## Given exercise
Without the pictures, extract every line from the start of the material to the line containing "ax.axis('off')", both ends included.
>> BEGIN Supplied data
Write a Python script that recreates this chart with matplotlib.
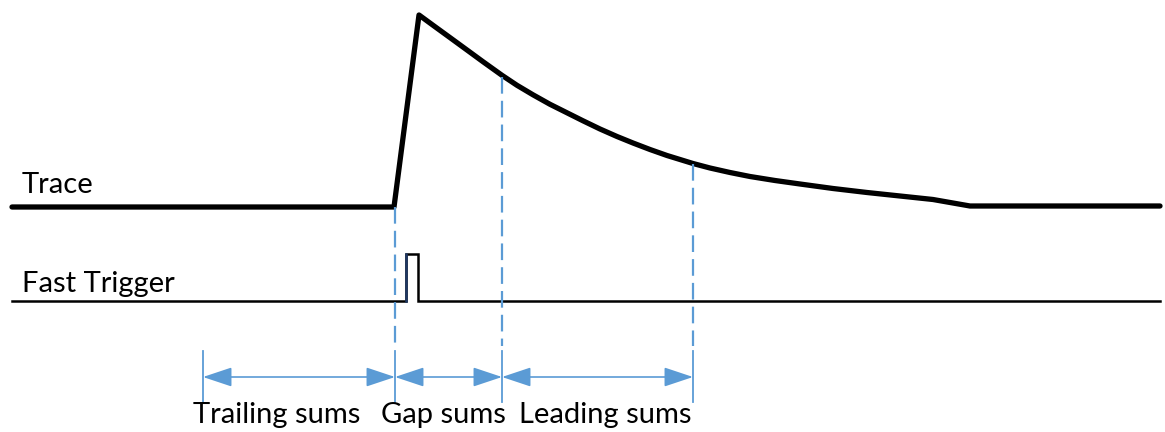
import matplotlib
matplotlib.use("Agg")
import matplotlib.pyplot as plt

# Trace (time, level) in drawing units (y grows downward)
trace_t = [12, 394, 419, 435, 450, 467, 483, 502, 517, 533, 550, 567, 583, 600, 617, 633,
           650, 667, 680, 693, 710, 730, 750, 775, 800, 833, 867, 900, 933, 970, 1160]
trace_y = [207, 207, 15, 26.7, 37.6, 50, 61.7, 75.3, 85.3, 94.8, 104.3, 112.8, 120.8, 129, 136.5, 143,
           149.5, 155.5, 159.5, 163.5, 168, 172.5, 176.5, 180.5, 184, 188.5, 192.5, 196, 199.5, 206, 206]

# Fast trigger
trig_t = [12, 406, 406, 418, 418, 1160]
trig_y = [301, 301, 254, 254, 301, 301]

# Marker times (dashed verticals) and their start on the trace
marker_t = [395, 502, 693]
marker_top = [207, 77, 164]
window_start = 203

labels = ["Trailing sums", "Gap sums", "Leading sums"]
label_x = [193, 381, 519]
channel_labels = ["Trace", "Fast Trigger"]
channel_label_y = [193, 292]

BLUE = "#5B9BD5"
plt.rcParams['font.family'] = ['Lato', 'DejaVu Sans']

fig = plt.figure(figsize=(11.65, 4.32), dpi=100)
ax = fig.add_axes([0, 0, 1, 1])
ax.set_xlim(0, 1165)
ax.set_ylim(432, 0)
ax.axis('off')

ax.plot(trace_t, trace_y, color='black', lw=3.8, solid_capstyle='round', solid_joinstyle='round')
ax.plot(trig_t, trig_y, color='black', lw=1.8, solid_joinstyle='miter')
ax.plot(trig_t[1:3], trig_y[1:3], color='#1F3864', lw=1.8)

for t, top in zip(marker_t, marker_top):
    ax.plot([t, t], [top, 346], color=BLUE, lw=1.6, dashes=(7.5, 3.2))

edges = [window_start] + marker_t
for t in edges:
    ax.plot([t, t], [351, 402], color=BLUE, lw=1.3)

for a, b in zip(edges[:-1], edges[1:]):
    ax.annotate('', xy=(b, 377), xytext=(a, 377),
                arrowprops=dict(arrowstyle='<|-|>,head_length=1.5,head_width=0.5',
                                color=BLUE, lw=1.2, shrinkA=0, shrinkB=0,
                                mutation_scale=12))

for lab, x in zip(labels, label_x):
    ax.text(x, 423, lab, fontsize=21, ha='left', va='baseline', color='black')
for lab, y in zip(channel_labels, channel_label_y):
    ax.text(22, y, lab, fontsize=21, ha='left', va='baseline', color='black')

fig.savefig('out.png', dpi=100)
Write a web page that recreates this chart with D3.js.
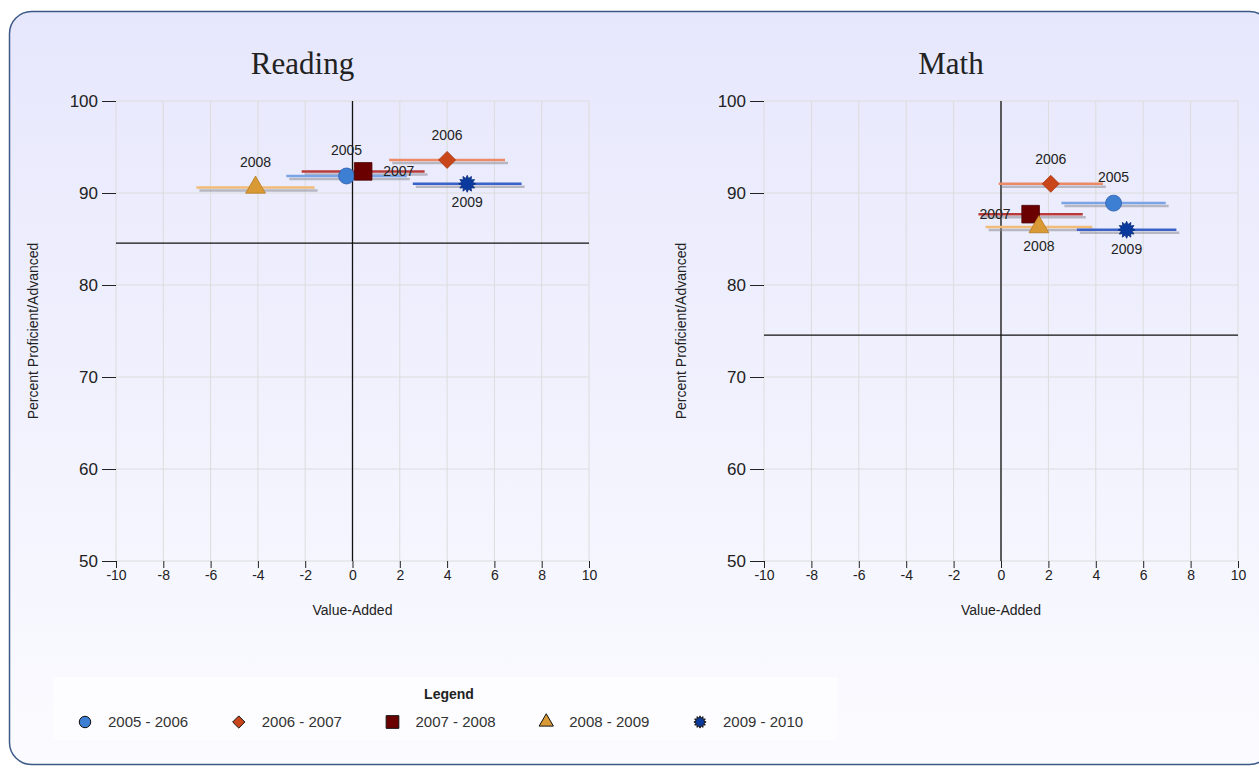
>> END Supplied data
## Exercise result
Write a Python script that recreates this chart with matplotlib.
import matplotlib
matplotlib.use("Agg")
import matplotlib.pyplot as plt

# Trace (time, level) in drawing units (y grows downward)
trace_t = [12, 394, 419, 435, 450, 467, 483, 502, 517, 533, 550, 567, 583, 600, 617, 633,
           650, 667, 680, 693, 710, 730, 750, 775, 800, 833, 867, 900, 933, 970, 1160]
trace_y = [207, 207, 15, 26.7, 37.6, 50, 61.7, 75.3, 85.3, 94.8, 104.3, 112.8, 120.8, 129, 136.5, 143,
           149.5, 155.5, 159.5, 163.5, 168, 172.5, 176.5, 180.5, 184, 188.5, 192.5, 196, 199.5, 206, 206]

# Fast trigger
trig_t = [12, 406, 406, 418, 418, 1160]
trig_y = [301, 301, 254, 254, 301, 301]

# Marker times (dashed verticals) and their start on the trace
marker_t = [395, 502, 693]
marker_top = [207, 77, 164]
window_start = 203

labels = ["Trailing sums", "Gap sums", "Leading sums"]
label_x = [193, 381, 519]
channel_labels = ["Trace", "Fast Trigger"]
channel_label_y = [193, 292]

BLUE = "#5B9BD5"
plt.rcParams['font.family'] = ['Lato', 'DejaVu Sans']

fig = plt.figure(figsize=(11.65, 4.32), dpi=100)
ax = fig.add_axes([0, 0, 1, 1])
ax.set_xlim(0, 1165)
ax.set_ylim(432, 0)
ax.axis('off')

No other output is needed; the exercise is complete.